▶ [GIVEN REQUEST]: Retype the opening lines of the listing below, ending with the line that contains "const xs: number[]", and leave out any pictures.

▶ [SOURCE DATA]:

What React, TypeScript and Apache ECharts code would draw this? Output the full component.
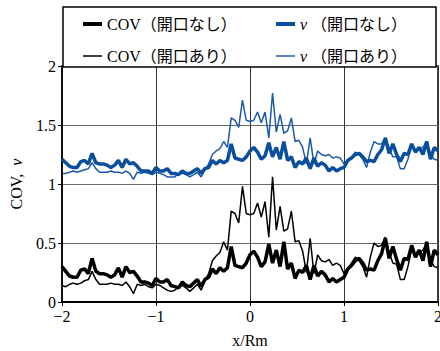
import React, { useEffect, useRef } from "react";
import * as echarts from "echarts";

const xs: number[] = Array.from({ length: 101 }, (_, i) => Math.round((-2 + 0.04 * i) * 100) / 100);

const covNone: number[] = [
  0.30, 0.26, 0.22, 0.21, 0.21, 0.27, 0.28, 0.24, 0.37, 0.26,
  0.24, 0.24, 0.23, 0.21, 0.23, 0.29, 0.21, 0.30, 0.25, 0.26,
  0.22, 0.17, 0.17, 0.16, 0.14, 0.20, 0.17, 0.17, 0.19, 0.14,
  0.13, 0.12, 0.17, 0.14, 0.13, 0.16, 0.19, 0.13, 0.19, 0.21,
  0.28, 0.24, 0.29, 0.26, 0.29, 0.47, 0.31, 0.30, 0.29, 0.33,
  0.40, 0.43, 0.38, 0.30, 0.34, 0.49, 0.33, 0.44, 0.30, 0.51,
  0.28, 0.33, 0.20, 0.27, 0.25, 0.31, 0.19, 0.31, 0.22, 0.26,
  0.23, 0.17, 0.20, 0.17, 0.19, 0.21, 0.28, 0.31, 0.35, 0.37,
  0.33, 0.27, 0.28, 0.27, 0.35, 0.41, 0.54, 0.37, 0.47, 0.36,
  0.27, 0.37, 0.36, 0.48, 0.38, 0.44, 0.35, 0.51, 0.30, 0.44,
  0.40,
];

const covOpen: number[] = [
  0.14, 0.13, 0.15, 0.16, 0.15, 0.16, 0.18, 0.19, 0.26, 0.19,
  0.15, 0.15, 0.15, 0.16, 0.15, 0.15, 0.14, 0.17, 0.13, 0.07,
  0.15, 0.14, 0.15, 0.13, 0.12, 0.15, 0.14, 0.12, 0.10, 0.09,
  0.10, 0.13, 0.14, 0.12, 0.09, 0.12, 0.15, 0.10, 0.18, 0.24,
  0.35, 0.39, 0.42, 0.51, 0.44, 0.77, 0.75, 0.67, 0.98, 0.75,
  0.74, 0.75, 0.84, 0.72, 0.85, 0.55, 1.06, 0.61, 0.81, 0.60,
  0.62, 0.77, 0.51, 0.52, 0.43, 0.25, 0.54, 0.24, 0.40, 0.35,
  0.34, 0.36, 0.31, 0.33, 0.31, 0.24, 0.28, 0.33, 0.38, 0.35,
  0.30, 0.21, 0.38, 0.50, 0.47, 0.48, 0.55, 0.42, 0.33, 0.32,
  0.19, 0.19, 0.30, 0.45, 0.39, 0.42, 0.44, 0.50, 0.36, 0.30,
  0.29,
];

const nuNone: number[] = [
  1.21, 1.18, 1.15, 1.14, 1.14, 1.19, 1.20, 1.17, 1.26, 1.18,
  1.17, 1.17, 1.16, 1.14, 1.16, 1.20, 1.14, 1.21, 1.17, 1.18,
  1.15, 1.11, 1.11, 1.11, 1.09, 1.14, 1.11, 1.11, 1.13, 1.09,
  1.09, 1.08, 1.11, 1.09, 1.09, 1.11, 1.13, 1.09, 1.13, 1.14,
  1.20, 1.17, 1.20, 1.18, 1.20, 1.34, 1.22, 1.21, 1.20, 1.23,
  1.28, 1.31, 1.27, 1.21, 1.24, 1.35, 1.23, 1.31, 1.21, 1.36,
  1.20, 1.23, 1.14, 1.19, 1.17, 1.22, 1.13, 1.22, 1.15, 1.18,
  1.16, 1.11, 1.14, 1.11, 1.13, 1.14, 1.20, 1.22, 1.25, 1.26,
  1.23, 1.19, 1.20, 1.19, 1.25, 1.29, 1.39, 1.26, 1.34, 1.25,
  1.19, 1.26, 1.25, 1.34, 1.27, 1.31, 1.25, 1.36, 1.21, 1.31,
  1.28,
];

const nuOpen: number[] = [
  1.09, 1.09, 1.10, 1.11, 1.10, 1.11, 1.12, 1.13, 1.18, 1.13,
  1.10, 1.10, 1.10, 1.11, 1.10, 1.10, 1.09, 1.11, 1.09, 1.04,
  1.10, 1.09, 1.10, 1.09, 1.08, 1.10, 1.09, 1.08, 1.06, 1.06,
  1.06, 1.09, 1.09, 1.08, 1.06, 1.08, 1.10, 1.06, 1.12, 1.17,
  1.25, 1.28, 1.30, 1.36, 1.31, 1.56, 1.54, 1.48, 1.71, 1.54,
  1.53, 1.54, 1.61, 1.52, 1.61, 1.39, 1.77, 1.44, 1.59, 1.43,
  1.45, 1.56, 1.36, 1.37, 1.31, 1.17, 1.39, 1.17, 1.28, 1.25,
  1.24, 1.25, 1.22, 1.23, 1.22, 1.17, 1.20, 1.23, 1.27, 1.25,
  1.21, 1.14, 1.27, 1.36, 1.34, 1.34, 1.39, 1.30, 1.23, 1.23,
  1.13, 1.13, 1.21, 1.32, 1.28, 1.30, 1.31, 1.36, 1.25, 1.21,
  1.20,
];

const seriesNames = ["COV（開口なし）", "COV（開口あり）", "ν （開口なし）", "ν （開口あり）"];
const xTicks = [-2, -1, 0, 1, 2];

const FONT = "'Liberation Serif', 'DejaVu Serif', 'Noto Sans CJK JP', serif";
const BLUE = "#0a4f9e";
const BLUE_THIN = "#1a5aab";

function pairs(ys: number[]) {
  return ys.map((y, i) => [xs[i], y]);
}

const rich = {
  it: { fontStyle: "italic", fontSize: 16, fontFamily: FONT, color: "#000" },
};

function fmtName(name: string) {
  return name.startsWith("ν") ? "{it|ν}" + name.slice(1) : name;
}

export default function App() {
  const ref = useRef<HTMLDivElement>(null);
  useEffect(() => {
    document.body.style.margin = "0";
    if (!ref.current) return;
    const chart = echarts.init(ref.current, undefined, { renderer: "svg" });
    const legendBase = (name: string, left: number, top: number, h: number) => ({
      data: [{ name }],
      left,
      top,
      icon: "rect",
      itemWidth: 19,
      itemHeight: h,
      itemGap: 0,
      selectedMode: false,
      formatter: fmtName,
      textStyle: { fontSize: 16, fontFamily: FONT, color: "#000", rich },
      padding: 0,
      z: 10,
    });
    chart.setOption({
      animation: false,
      backgroundColor: "#fff",
      grid: {
        left: 62,
        right: 2,
        top: 66,
        bottom: 49,
        show: true,
        borderColor: "#000",
        borderWidth: 1.5,
        backgroundColor: "transparent",
        outerBoundsMode: "none",
        containLabel: false,
      },
      graphic: [
        {
          type: "rect",
          shape: { x: 63, y: 7, width: 373, height: 60 },
          style: { fill: "#fff", stroke: "#000", lineWidth: 1.5 },
          z: 5,
          silent: true,
        },
      ],
      legend: [
        legendBase(seriesNames[0], 83, 16, 4),
        legendBase(seriesNames[2], 276, 16, 4),
        legendBase(seriesNames[1], 83, 48, 1.5),
        legendBase(seriesNames[3], 276, 48, 1.5),
      ],
      xAxis: {
        type: "value",
        min: -2,
        max: 2,
        interval: 1,
        name: "x/Rm",
        nameLocation: "middle",
        nameGap: 30,
        nameTextStyle: { fontSize: 16, fontFamily: FONT, color: "#000", fontWeight: "normal" },
        axisLine: { show: true, onZero: false, lineStyle: { color: "#000", width: 2 } },
        axisTick: { show: true, inside: false, length: 4, lineStyle: { color: "#000" } },
        axisLabel: {
          fontSize: 16,
          fontFamily: FONT,
          color: "#000",
          margin: 6,
          customValues: xTicks,
          formatter: (v: number) => String(v).replace("-", "−"),
        },
        splitLine: { show: true, lineStyle: { color: "#333", width: 1 } },
      },
      yAxis: {
        type: "value",
        min: 0,
        max: 2,
        interval: 0.5,
        name: "COV,  {it|ν}",
        nameLocation: "middle",
        nameGap: 38,
        nameTextStyle: { fontSize: 16, fontFamily: FONT, color: "#000", fontWeight: "normal", rich },
        axisLine: { show: true, onZero: false, lineStyle: { color: "#000", width: 1.5 } },
        axisTick: { show: true, inside: false, length: 4, lineStyle: { color: "#000" } },
        axisLabel: {
          fontSize: 16,
          fontFamily: FONT,
          color: "#000",
          margin: 6,
          formatter: (v: number) => String(v),
        },
        splitLine: { show: true, lineStyle: { color: "#666", width: 1.2 } },
      },
      series: [
        {
          name: seriesNames[1],
          type: "line",
          data: pairs(covOpen),
          showSymbol: false,
          symbol: "none",
          color: "#000",
          lineStyle: { color: "#000", width: 1.5 },
          z: 2,
        },
        {
          name: seriesNames[3],
          type: "line",
          data: pairs(nuOpen),
          showSymbol: false,
          symbol: "none",
          color: BLUE_THIN,
          lineStyle: { color: BLUE_THIN, width: 1.5 },
          z: 2,
        },
        {
          name: seriesNames[0],
          type: "line",
          data: pairs(covNone),
          showSymbol: false,
          symbol: "none",
          color: "#000",
          lineStyle: { color: "#000", width: 3.5 },
          z: 3,
        },
        {
          name: seriesNames[2],
          type: "line",
          data: pairs(nuNone),
          showSymbol: false,
          symbol: "none",
          color: BLUE,
          lineStyle: { color: BLUE, width: 3.5 },
          z: 3,
        },
      ],
    });
    return () => chart.dispose();
  }, []);
  return <div ref={ref} style={{ width: 440, height: 351 }} />;
}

▶ [CORRECT OUTPUT]:
What React, TypeScript and Apache ECharts code would draw this? Output the full component.
import React, { useEffect, useRef } from "react";
import * as echarts from "echarts";

const xs: number[] = Array.from({ length: 101 }, (_, i) => Math.round((-2 + 0.04 * i) * 100) / 100);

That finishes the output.